Time to face the music for amateur guitarist
Folks, guitarists and golfers have one thing in common, apart from blistered fingers.
When asked "are you any good”, they'll rarely admit they are, no matter how well they play. But I have met one exception.
I'd been called to help at a party because the guitarist hadn't shown up. While I was tuning my guitar and yodelling a few scales to warm up the vocal cords (which, as usual, started the neighbourhood dogs howling) some grinning hippy plopped down beside me.
I immediately picked him as a fellow "twanger” and asked, "are you any good”.
"I'm better than you,” he replied. Look, most people are, including all the people I've taught to play the guitar over the years.

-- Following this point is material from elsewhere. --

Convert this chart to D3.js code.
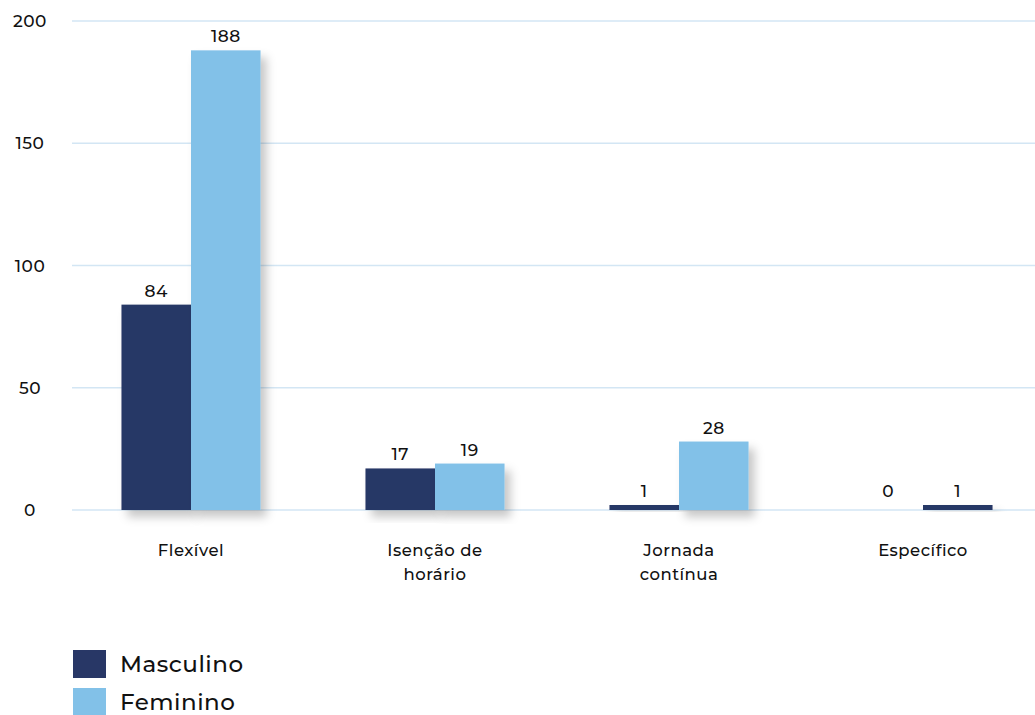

Kindly people would describe my style as "campfire classic”. Basically, if you need someone to belt out a medley of tunes, in a workmanlike manner, around the bonfire when everyone is slightly tipsy, ready for a good time and knowing the right words isn't all that important, then I'm your man.
Still, my hackles bristled.
"How do you know you're better than me?” I asked. He held out his left hand, it looked like he'd had a leather glove sewn on to it. Prising the guitar from my hands he played a tune that stopped the crowd talking and the dogs wailing.
I've met players who were pretty good. I've heard a handful of great guitarists who made their instruments talk. This bloke could have got my battered guitar to walk down to the shops, buy a bottle of milk and come back with the correct change.
He was amazing.
Unfortunately, his other great gift was inhaling huge quantities of smoke from herbal cigarettes. This made him a tad unreliable when it came to things like turning up on time, attending the correct party or remembering his instrument.
In short, this was the musician my host had booked in the first place.
I may not be a great guitarist but, that night, I was better than the virtuoso lying asleep in the garden bed.